Großbritannien konzipierte Olympia auch als Imagekampagne für das Land. Die weltweit bewunderte Eröffnungsfeier und die Abschlussfeier waren Teil der riesigen Werbekampagne „Great“. London präsentierte sich laut Olympiachef Sebastian Coe als eins der besten Länder der Welt zum Besuchen, Leben, Arbeiten, Studieren und Geschäftemachen. Premier David Cameron will das in einen Wirtschaftsstimulus umsetzen, der in den nächsten vier Jahren 13 Milliarden Pfund bringen soll. Die Regierung berechnet ihren „Olympia Effekt“ so: In den nächsten vier Jahren sollen 4,5 Millionen zusätzliche Besucher nach Großbritannien kommen, die durch die Spiele neugierig geworden sind.

Sie würden 2,3 Milliarden Pfund ausgeben und 70000 Jobs schaffen. Ökonomen sind allerdings skeptisch. „Die wirtschaftlichen Folgen sind so wenig greifbar, dass man es vielleicht nie mit Bestimmtheit wissen kann“, glaubt der britische Risikokapitalist John Moulton. Bürgermeister Boris Johnson will in den nächsten Monaten sein neues internationales Profil nutzen und Londoner Unternehmen auf eine Werbetour um die Welt mitnehmen – er hofft auf Verträge im Wert von Milliarden. Am Rande der Spiele wurden 3000 internationale Unternehmen auf bisher zwölf Veranstaltungen der „British Business Embassy“ von Premier David Cameron, seinen Ministern, Prinz Charles und den jungen Prinzen umworben. Eine enthusiastische Pressemitteilung der Regierung behauptet, dies habe bereits Verträge im Wert von einer Milliarde Pfund gebracht und vier Milliarden Pfund an „hochwertigen Überseechancen“ identifiziert.

Wie haben die Spiele das Selbstbild der Briten verändert?

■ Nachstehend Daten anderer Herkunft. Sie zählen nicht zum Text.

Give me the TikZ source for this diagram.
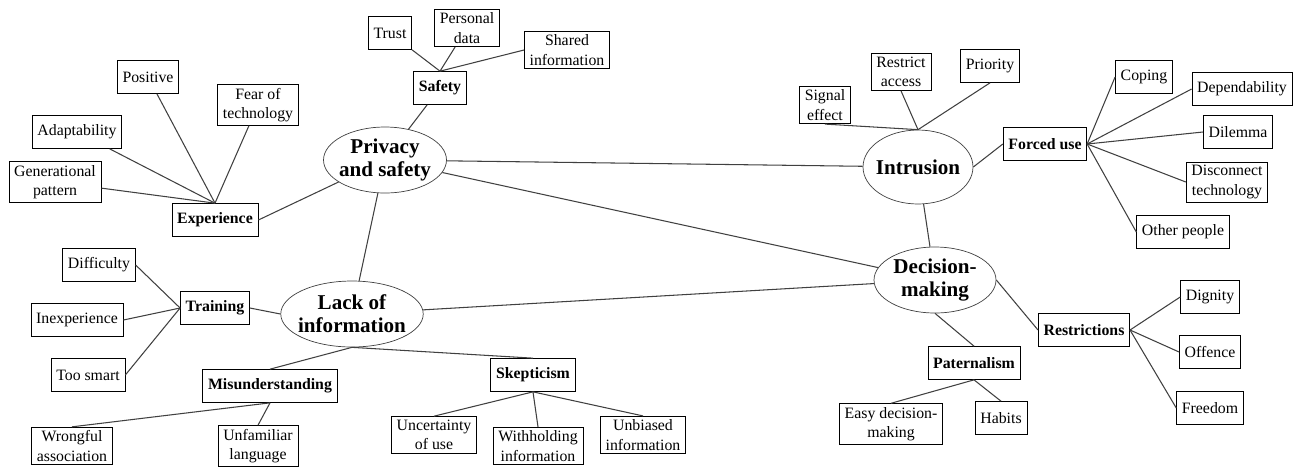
\documentclass[tikz,border=0pt]{standalone}
\usepackage{fontspec}
\setmainfont{Liberation Serif}
\usetikzlibrary{shapes.geometric}

\tikzset{
  leaf/.style={draw, thin, align=center, font=\fontsize{9}{11}\selectfont,
    inner xsep=3pt, inner ysep=2pt, minimum height=0.66cm},
  branch/.style={leaf, font=\fontsize{9}{11}\selectfont\bfseries},
  core/.style={draw=black!75, thin, ellipse, align=center,
    font=\fontsize{12}{13}\selectfont\bfseries, inner xsep=-2pt, inner ysep=1pt,
    minimum width=2.2cm, minimum height=1.32cm},
  link/.style={draw=black!75, line width=0.6pt}
}

\begin{document}
\begin{tikzpicture}[x=0.02cm, y=-0.02cm]

        % 1. Area of the picture
        \useasboundingbox (0,0) rectangle (1299,468);

        % 2. The four central themes
        \node[core, minimum width=2.46cm] (priv) at (385,160) {Privacy\\and safety};
        \node[core, minimum height=1.48cm] (intr) at (918,167) {Intrusion};
        \node[core, minimum width=2.44cm] (dec) at (935,280) {Decision-\\making};
        \node[core] (lack) at (352,314) {Lack of\\information};

        % 3. Sub-themes
        \node[branch] (exp) at (215,220) {Experience};
        \node[branch] (saf) at (440,88) {Safety};
        \node[branch] (forced) at (1045,144) {Forced use};
        \node[branch] (restr) at (1084,330) {Restrictions};
        \node[branch] (pat) at (974,363) {Paternalism};
        \node[branch] (train) at (215,308) {Training};
        \node[branch] (mis) at (270,386) {Misunderstanding};
        \node[branch] (skep) at (533,375) {Skepticism};

        % 4. Codes around Experience and Safety
        \node[leaf] (gen) at (55,182) {Generational\\pattern};
        \node[leaf] (adapt) at (77,132) {Adaptability};
        \node[leaf] (pos) at (148,77) {Positive};
        \node[leaf] (fear) at (258,105) {Fear of\\technology};
        \node[leaf] (trust) at (390,33) {Trust};
        \node[leaf] (pdata) at (467,28) {Personal\\data};
        \node[leaf] (shared) at (567,50) {Shared\\information};

        % 5. Codes around Intrusion and Forced use
        \node[leaf] (sig) at (825,105) {Signal\\effect};
        \node[leaf] (rac) at (901,72) {Restrict\\access};
        \node[leaf] (prio) at (990,66) {Priority};
        \node[leaf] (coping) at (1144,77) {Coping};
        \node[leaf] (depend) at (1242,89) {Dependability};
        \node[leaf] (dilem) at (1238,132) {Dilemma};
        \node[leaf] (disc) at (1227,182) {Disconnect\\technology};
        \node[leaf] (other) at (1183,232) {Other people};

        % 6. Codes around Decision-making
        \node[leaf] (dign) at (1210,297) {Dignity};
        \node[leaf] (off) at (1210,352) {Offence};
        \node[leaf] (free) at (1210,408) {Freedom};
        \node[leaf] (easy) at (891,424) {Easy decision-\\making};
        \node[leaf] (hab) at (1001,418) {Habits};

        % 7. Codes around Lack of information
        \node[leaf] (diff) at (99,265) {Difficulty};
        \node[leaf] (inexp) at (77,320) {Inexperience};
        \node[leaf] (smart) at (88,375) {Too smart};
        \node[leaf] (wrong) at (72,446) {Wrongful\\association};
        \node[leaf] (unfam) at (258,446) {Unfamiliar\\language};
        \node[leaf] (unc) at (434,435) {Uncertainty\\of use};
        \node[leaf] (with) at (538,446) {Withholding\\information};
        \node[leaf] (unb) at (643,435) {Unbiased\\information};

        % 8. Links between the themes
        \path[link] (priv) -- (intr);
        \path[link] (priv) -- (dec);
        \path[link] (priv) -- (lack);
        \path[link] (intr) -- (dec);
        \path[link] (lack) -- (dec);

        % 9. Links from themes to sub-themes and codes
        \path[link] (exp.east) -- (priv);
        \path[link] (saf) -- (priv);
        \path[link] (intr.east) -- (forced.west);
        \path[link] (dec.east) -- (restr.west);
        \path[link] (dec.south) -- (pat.north);
        \path[link] (lack.west) -- (train.east);
        \path[link] (lack.south) -- (mis.north);
        \path[link] (lack.south) -- (skep.north);

        \path[link] (gen) -- (exp.north);
        \path[link] (adapt) -- (exp.north);
        \path[link] (pos) -- (exp.north);
        \path[link] (fear) -- (exp.north);
        \path[link] (trust) -- (saf.north);
        \path[link] (pdata) -- (saf.north);
        \path[link] (shared.west) -- (saf.north);

        \path[link] (sig.south) -- (intr.north);
        \path[link] (rac.south) -- (intr.north);
        \path[link] (prio.south) -- (intr.north);
        \path[link] (forced.east) -- (coping.west);
        \path[link] (forced.east) -- (depend.west);
        \path[link] (forced.east) -- (dilem.west);
        \path[link] (forced.east) -- (disc.west);
        \path[link] (forced.east) -- (other.west);

        \path[link] (restr.east) -- (dign.west);
        \path[link] (restr.east) -- (off.west);
        \path[link] (restr.east) -- (free.west);
        \path[link] (pat.south) -- (easy.north);
        \path[link] (pat.south) -- (hab.north);

        \path[link] (train.west) -- (diff.east);
        \path[link] (train.west) -- (inexp.east);
        \path[link] (train.west) -- (smart.east);
        \path[link] (mis.south) -- (wrong.north);
        \path[link] (mis.south) -- (unfam.north);
        \path[link] (skep.south) -- (unc.north);
        \path[link] (skep.south) -- (with.north);
        \path[link] (skep.south) -- (unb.north);

    \end{tikzpicture}
\end{document}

Ein Jahr, nachdem bei Krawallen Plünderer und Brandschatzer durch London zogen, sieht sich Großbritannien plötzlich als harmonisches, multiethnisches Land, das in Innovation, Kreativität, Risikobereitschaft, Kultur, Geschichte, landschaftlicher Schönheit, Musik und natürlich Sport an der Spitze steht. Jedenfalls findet man wenige auf der Insel, die das gerade nicht so sehen. Das Schöne ist, das Olympia allen etwas gebracht hat. Der „Guardian“ freut sich, weil Olympia dem multikulturellen Selbstbewusstsein Großbritanniens Auftrieb gab. 68 Prozent glauben laut seiner Umfrage, dass das moderne Großbritannien als Land „vieler Kulturen“ stärker ist. 79 Prozent der Londoner unterstützen Multikulturalismus. Im rechten Spektrum sieht man das genau umgekehrt, aber ebenfalls positiv: „Multikulturalismus? Unsinn. Die multiethnischen Spiele waren ein Sieg für Patriotismus und gemeinsame britische Werte“, schrieb der Europaabgeordnete Daniel Hannan in der „Daily Mail“.